The service is now available in Northern California, Los Angeles (selected areas), San Jose, Washington DC, Boston, Chicago and Manhattan. New companies and brands added include:
1-800-Flowers, Barnes & Noble, Nine West, PetSmart, Vitamin Shoppe and Sports Authority, and regional merchants such as Paragon Sports in New York and Vicente Foods in Los Angeles. In our new markets, we’ve added regional brands including Stop & Shop in Boston; Giant Food in D.C.; and Lux Roses, TigerDirect, Treasure Island Foods and Wrigleyville Sports in Chicago.
Google Express now reaches geographic areas that include roughly 20 million people. The service has an Amazon Prime-like membership fee: $95 per year or $10 per month. Alternatively users can pay $4.99 per delivery. That pricing slightly undercuts Amazon’s Prime and same-day delivery pricing.
Google is offering three months free to encourage membership.
While eBay also offers same-day delivery that service will likely shut down eventually. The battle is really between Amazon and Google.
Google Executive Chairman Eric Schmidt gave a speech in Berlin yesterday in which he surprisingly said that Amazon is Google’s biggest search rival. Clearly Google sees same-day delivery as both a defensive and offensive strategy to compete with Amazon in product search.
There are major questions about whether such services can ultimately support themselves, let alone be profitable.
There are a range of secondary benefits that would accrue to Google around consumer data, product search and merchant ROI should the Express service ever get to scale. I’m quite skeptical however.
As a form of expedited shipping on a per-use basis we might see consumer adoption but it’s unlikely to take off as a Prime-like membership service for Google. As a candidate for same-day delivery in general the grocery segment is a separate use case.
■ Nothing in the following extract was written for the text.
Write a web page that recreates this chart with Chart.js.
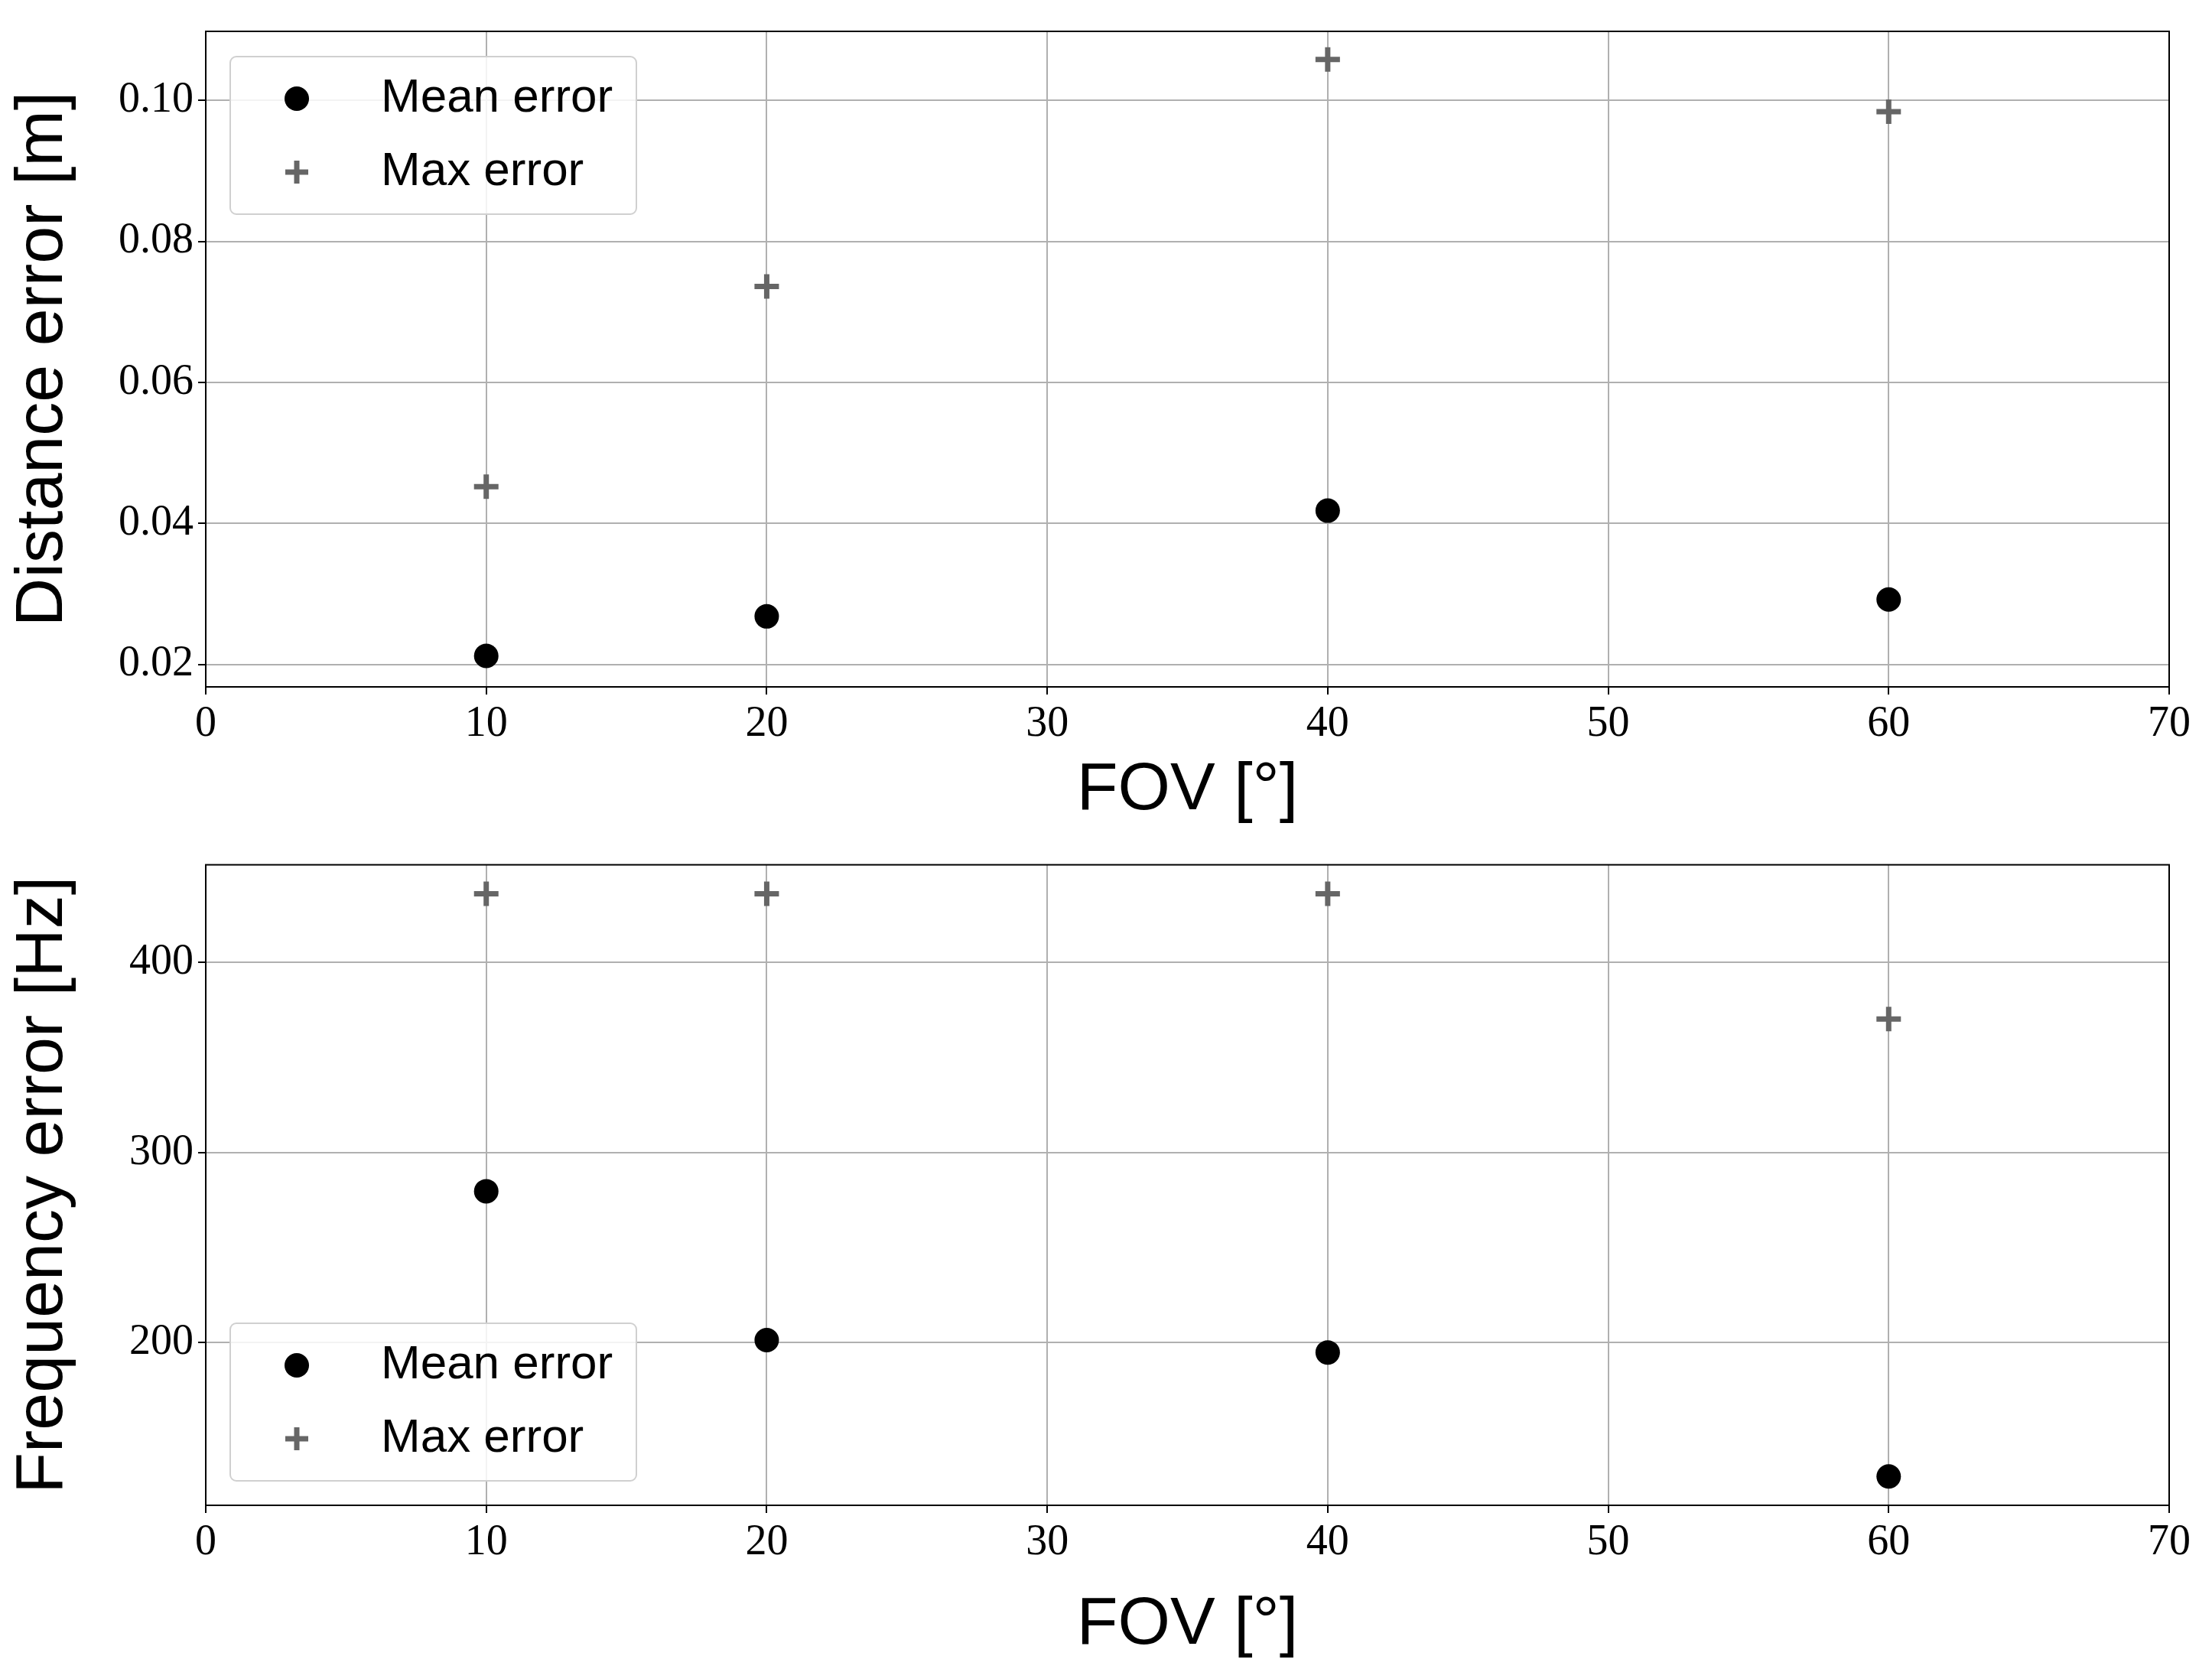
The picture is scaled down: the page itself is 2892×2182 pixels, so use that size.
<!DOCTYPE html>
<html>
<head>
<meta charset="UTF-8">
<style>
  body { margin: 0; background: #fff; }
  .box { position: absolute; left: 0; width: 2892px; height: 1091px; }
</style>
</head>
<body>
<div class="box" style="top:0"><canvas id="c1" width="2892" height="1091"></canvas></div>
<div class="box" style="top:1091px"><canvas id="c2" width="2892" height="1091"></canvas></div>
<script src="https://cdn.jsdelivr.net/npm/chart.js"></script>
<script>
const fov = [10, 20, 40, 60];
const distMean = [0.0212, 0.0268, 0.0418, 0.0292];
const distMax = [0.0452, 0.0736, 0.1058, 0.0984];
const freqMean = [279.7, 201.4, 194.9, 129.7];
const freqMax = [436.2, 436.2, 436.2, 370.3];
const xTicks = [0, 10, 20, 30, 40, 50, 60, 70];
const distTicks = [0.02, 0.04, 0.06, 0.08, 0.10];
const freqTicks = [200, 300, 400];

Chart.defaults.animation = false;
Chart.defaults.responsive = false;

// legend box drawn inside the plot, matplotlib style
const boxLegend = {
  id: 'boxLegend',
  afterDraw(chart, args, opts) {
    const ctx = chart.ctx;
    const x = opts.x, y = opts.y, w = 531, h = 206;
    ctx.save();
    ctx.fillStyle = 'rgba(255,255,255,0.85)';
    ctx.strokeStyle = '#d0d0d0';
    ctx.lineWidth = 2;
    ctx.beginPath();
    ctx.roundRect(x, y, w, h, 8);
    ctx.fill(); ctx.stroke();
    ctx.font = '62px "Liberation Sans"';
    ctx.textBaseline = 'middle';
    chart.data.datasets.forEach((ds, i) => {
      const cy = y + 55 + i * 96;
      const mx = x + 87;
      if (ds.pointStyle === 'circle') {
        ctx.fillStyle = ds.backgroundColor;
        ctx.beginPath(); ctx.arc(mx, cy, 16, 0, Math.PI * 2); ctx.fill();
      } else {
        ctx.strokeStyle = ds.borderColor; ctx.lineWidth = 7;
        ctx.beginPath();
        ctx.moveTo(mx - 15, cy); ctx.lineTo(mx + 15, cy);
        ctx.moveTo(mx, cy - 15); ctx.lineTo(mx, cy + 15);
        ctx.stroke();
      }
      ctx.fillStyle = '#000';
      ctx.fillText(ds.label, x + 197, cy);
    });
    ctx.restore();
  }
};

function makeChart(id, mean, max, yMin, yMax, yTicks, yTitle, fmt, padTop, xHeight, legendY) {
  new Chart(document.getElementById(id), {
    type: 'scatter',
    data: {
      datasets: [
        { label: 'Mean error', data: fov.map((v, i) => ({ x: v, y: mean[i] })),
          pointStyle: 'circle', pointRadius: 16, backgroundColor: '#000', borderColor: '#000', borderWidth: 0 },
        { label: 'Max error', data: fov.map((v, i) => ({ x: v, y: max[i] })),
          pointStyle: 'cross', pointRadius: 16, backgroundColor: '#666', borderColor: '#666', borderWidth: 7 }
      ]
    },
    options: {
      layout: { padding: { top: padTop, right: 56, left: 0, bottom: 0 } },
      plugins: { legend: { display: false }, tooltip: { enabled: false }, boxLegend: { x: 301, y: legendY } },
      scales: {
        x: {
          min: 0, max: 70,
          afterBuildTicks: a => { a.ticks = xTicks.map(v => ({ value: v })); },
          afterFit: a => { a.height = xHeight; },
          grid: { color: '#b0b0b0', lineWidth: 2, tickLength: 10, tickColor: '#000' },
          border: { color: '#000', width: 2 },
          ticks: { color: '#000', font: { family: 'Liberation Serif', size: 56 }, padding: 6, maxRotation: 0 },
          title: { display: true, text: 'FOV [°]', color: '#000', font: { family: 'Liberation Sans', size: 88 }, padding: { top: 0 } }
        },
        y: {
          min: yMin, max: yMax,
          afterBuildTicks: a => { a.ticks = yTicks.map(v => ({ value: v })); },
          afterFit: a => { a.width = 269; },
          grid: { color: '#b0b0b0', lineWidth: 2, tickLength: 10, tickColor: '#000' },
          border: { color: '#000', width: 2 },
          ticks: { color: '#000', font: { family: 'Liberation Serif', size: 56 }, padding: 6, callback: fmt },
          title: { display: true, text: yTitle, color: '#000', font: { family: 'Liberation Sans', size: 88 }, padding: { bottom: 0 } }
        }
      }
    },
    plugins: [boxLegend, {
      id: 'frame',
      afterDraw(chart) {
        const a = chart.chartArea, ctx = chart.ctx;
        ctx.save(); ctx.strokeStyle = '#000'; ctx.lineWidth = 2;
        ctx.strokeRect(a.left, a.top, a.right - a.left, a.bottom - a.top);
        ctx.restore();
      }
    }]
  });
}

makeChart('c1', distMean, distMax, 0.0168, 0.1098, distTicks, 'Distance error [m]', v => v.toFixed(2), 41, 193, 74);
makeChart('c2', freqMean, freqMax, 114.5, 451.4, freqTicks, 'Frequency error [Hz]', v => String(v), 19, 214, 639);
</script>
</body>
</html>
More significant in my view will be retailers’ own real-time inventory buy online, pick-up in store initiatives that offer consumers convenience but still bring them into stores. An in-store retail shopper is much more valuable than a pure e-commerce shopper. To that end, startups such as Curbside will be on the radar for both Google and Amazon as a potential acquisition target.
The Wall Street Journal has a largely non-substantive interview on the Google Express changes and announcements with Sameer Samat, VP of Google Shopping.